Despite explaining this section well, including most of the details to understand the contribution, all the ingredients are well known in literature. In the second block, a Gaussian splatting approach is considered where the supervisory signals for density control are transformed from the pixels in images to the latent factors of the 3D model, that were obtained in the previous block. The point cloud density is adjusted based on their dependencies rather than in isolation.
In general, the paper is well written and is clear enough. The problem is challenging.
缺点
The paper proposes a method for reconstruction, but the authors exploit a ground truth of the 3D human representation. In my opinion this is a strong prior in this type of approaches, as the concept of reconstruction is not completely true.

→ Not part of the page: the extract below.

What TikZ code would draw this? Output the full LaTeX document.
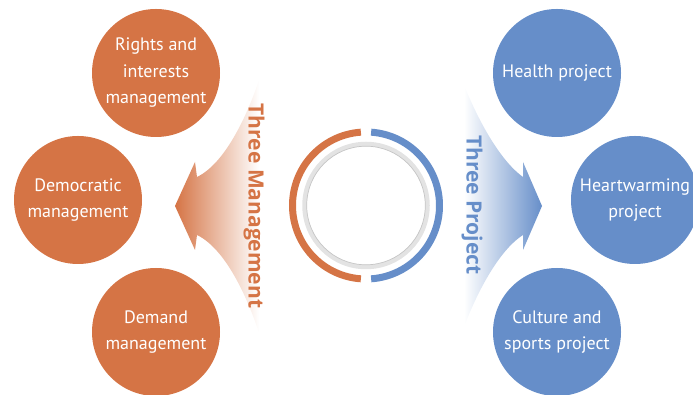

Most comparisons are made using nerf-based methods. I think the authors should consider more 3GS approaches, discussing the main differences from a theoretical point of view and how those differences can be seen in the experimental results.

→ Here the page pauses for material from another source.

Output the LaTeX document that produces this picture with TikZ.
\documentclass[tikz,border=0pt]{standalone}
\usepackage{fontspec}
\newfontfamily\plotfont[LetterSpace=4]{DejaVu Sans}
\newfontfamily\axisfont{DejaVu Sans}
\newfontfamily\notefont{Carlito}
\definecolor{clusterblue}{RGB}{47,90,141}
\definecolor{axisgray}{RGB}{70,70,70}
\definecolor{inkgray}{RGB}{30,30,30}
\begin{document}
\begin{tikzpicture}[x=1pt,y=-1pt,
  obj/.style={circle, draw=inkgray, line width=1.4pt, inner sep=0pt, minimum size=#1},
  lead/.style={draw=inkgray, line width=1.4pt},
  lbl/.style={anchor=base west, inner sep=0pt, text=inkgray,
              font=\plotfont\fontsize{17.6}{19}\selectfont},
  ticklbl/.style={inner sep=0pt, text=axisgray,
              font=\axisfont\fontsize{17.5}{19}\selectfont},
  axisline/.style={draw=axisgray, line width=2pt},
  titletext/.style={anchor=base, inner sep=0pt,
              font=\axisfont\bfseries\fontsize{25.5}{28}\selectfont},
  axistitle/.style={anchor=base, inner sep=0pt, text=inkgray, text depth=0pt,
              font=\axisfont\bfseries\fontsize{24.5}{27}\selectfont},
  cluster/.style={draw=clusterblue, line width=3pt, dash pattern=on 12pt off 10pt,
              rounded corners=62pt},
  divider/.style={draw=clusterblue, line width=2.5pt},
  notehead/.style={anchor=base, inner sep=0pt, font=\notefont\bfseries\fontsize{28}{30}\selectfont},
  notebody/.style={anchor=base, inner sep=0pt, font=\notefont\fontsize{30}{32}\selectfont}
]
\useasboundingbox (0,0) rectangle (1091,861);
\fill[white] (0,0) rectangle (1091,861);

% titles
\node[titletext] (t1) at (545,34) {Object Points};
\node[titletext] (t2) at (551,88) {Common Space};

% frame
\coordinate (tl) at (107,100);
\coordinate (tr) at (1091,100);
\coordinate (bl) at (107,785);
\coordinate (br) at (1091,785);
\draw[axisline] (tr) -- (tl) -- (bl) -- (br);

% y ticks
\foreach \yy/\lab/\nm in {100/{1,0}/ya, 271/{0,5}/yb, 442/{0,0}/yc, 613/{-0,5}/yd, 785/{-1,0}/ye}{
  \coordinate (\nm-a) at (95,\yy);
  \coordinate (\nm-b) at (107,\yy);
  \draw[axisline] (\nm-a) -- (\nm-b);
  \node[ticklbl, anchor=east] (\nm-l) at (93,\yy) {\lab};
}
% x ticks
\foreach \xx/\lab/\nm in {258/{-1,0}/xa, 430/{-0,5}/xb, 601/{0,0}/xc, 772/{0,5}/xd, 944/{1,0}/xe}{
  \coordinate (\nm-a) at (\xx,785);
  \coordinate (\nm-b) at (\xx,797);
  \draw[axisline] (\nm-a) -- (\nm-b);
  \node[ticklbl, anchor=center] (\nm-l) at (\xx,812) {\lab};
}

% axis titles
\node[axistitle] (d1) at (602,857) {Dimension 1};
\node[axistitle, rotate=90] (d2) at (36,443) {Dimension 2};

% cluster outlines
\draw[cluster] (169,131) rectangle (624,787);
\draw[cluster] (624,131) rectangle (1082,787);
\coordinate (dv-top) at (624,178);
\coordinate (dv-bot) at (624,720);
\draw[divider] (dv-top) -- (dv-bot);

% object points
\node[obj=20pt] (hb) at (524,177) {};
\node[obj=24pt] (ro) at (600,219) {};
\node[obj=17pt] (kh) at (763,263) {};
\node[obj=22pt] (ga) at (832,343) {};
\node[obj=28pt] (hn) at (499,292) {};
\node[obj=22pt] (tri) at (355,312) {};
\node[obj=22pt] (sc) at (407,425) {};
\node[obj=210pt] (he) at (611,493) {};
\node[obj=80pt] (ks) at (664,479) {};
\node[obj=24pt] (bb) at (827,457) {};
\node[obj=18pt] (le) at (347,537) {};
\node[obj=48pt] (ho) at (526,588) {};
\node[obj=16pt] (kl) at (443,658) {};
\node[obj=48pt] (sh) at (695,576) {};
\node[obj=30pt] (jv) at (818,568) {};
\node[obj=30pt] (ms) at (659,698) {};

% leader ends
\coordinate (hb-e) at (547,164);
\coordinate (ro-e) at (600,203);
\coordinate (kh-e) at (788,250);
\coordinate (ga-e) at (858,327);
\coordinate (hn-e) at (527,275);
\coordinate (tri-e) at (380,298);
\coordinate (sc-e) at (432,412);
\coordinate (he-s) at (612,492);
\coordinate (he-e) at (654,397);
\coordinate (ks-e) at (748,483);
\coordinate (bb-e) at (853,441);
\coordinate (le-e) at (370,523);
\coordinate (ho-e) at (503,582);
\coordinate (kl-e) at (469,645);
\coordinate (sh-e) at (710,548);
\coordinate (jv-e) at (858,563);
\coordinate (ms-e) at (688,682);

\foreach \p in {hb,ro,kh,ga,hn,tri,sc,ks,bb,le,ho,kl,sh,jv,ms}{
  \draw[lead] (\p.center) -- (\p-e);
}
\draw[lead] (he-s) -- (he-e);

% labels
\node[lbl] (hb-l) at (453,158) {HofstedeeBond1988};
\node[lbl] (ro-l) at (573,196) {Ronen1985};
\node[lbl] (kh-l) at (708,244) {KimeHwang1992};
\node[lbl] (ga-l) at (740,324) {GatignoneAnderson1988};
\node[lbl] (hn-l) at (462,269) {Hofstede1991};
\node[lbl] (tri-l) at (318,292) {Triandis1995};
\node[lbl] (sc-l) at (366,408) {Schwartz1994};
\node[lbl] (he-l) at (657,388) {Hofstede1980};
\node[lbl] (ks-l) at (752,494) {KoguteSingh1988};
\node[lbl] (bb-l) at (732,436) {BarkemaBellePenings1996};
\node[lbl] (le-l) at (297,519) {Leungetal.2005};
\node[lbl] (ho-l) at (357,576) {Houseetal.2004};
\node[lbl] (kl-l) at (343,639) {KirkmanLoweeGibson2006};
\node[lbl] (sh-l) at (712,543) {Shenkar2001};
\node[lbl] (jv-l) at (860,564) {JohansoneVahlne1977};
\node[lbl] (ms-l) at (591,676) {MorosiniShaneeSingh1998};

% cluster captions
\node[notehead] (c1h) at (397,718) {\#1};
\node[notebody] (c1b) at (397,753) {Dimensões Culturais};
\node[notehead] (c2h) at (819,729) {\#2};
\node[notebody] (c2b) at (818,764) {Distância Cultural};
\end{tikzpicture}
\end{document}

Comparison in Fig. 2 is partial. Just a 2D view is displayed. The authors should show the full 3D estimation they obtain by providing a couple of views where this information is clearly observed. As the data loss is to penalize the differences between the original image and the rendered one, of course, this estimation is good.
Some extra qualitative evaluations could help the reader: scenarios with multiple people, deformations, and so on.
The quantitative evaluation seems somewhat limited.
问题
Could the authors obtain an interpretation of the dependency associations that their method is learned? Why are the authors so sure that other methods are not able to learn them? Perhaps these associations are more difficult to interpret in other methods.
It is true that the quantitative results are better than those reported in the literature, but to be honest, the differences are not very large. So, can the authors maintain their claim that their method is able to extract latent information that the other methods do not?
A priori, the authors had more space to include more analysis and explanations, which unfortunately, they had not used.
I have read and agree with the venue's withdrawal policy on behalf of myself and my co-authors.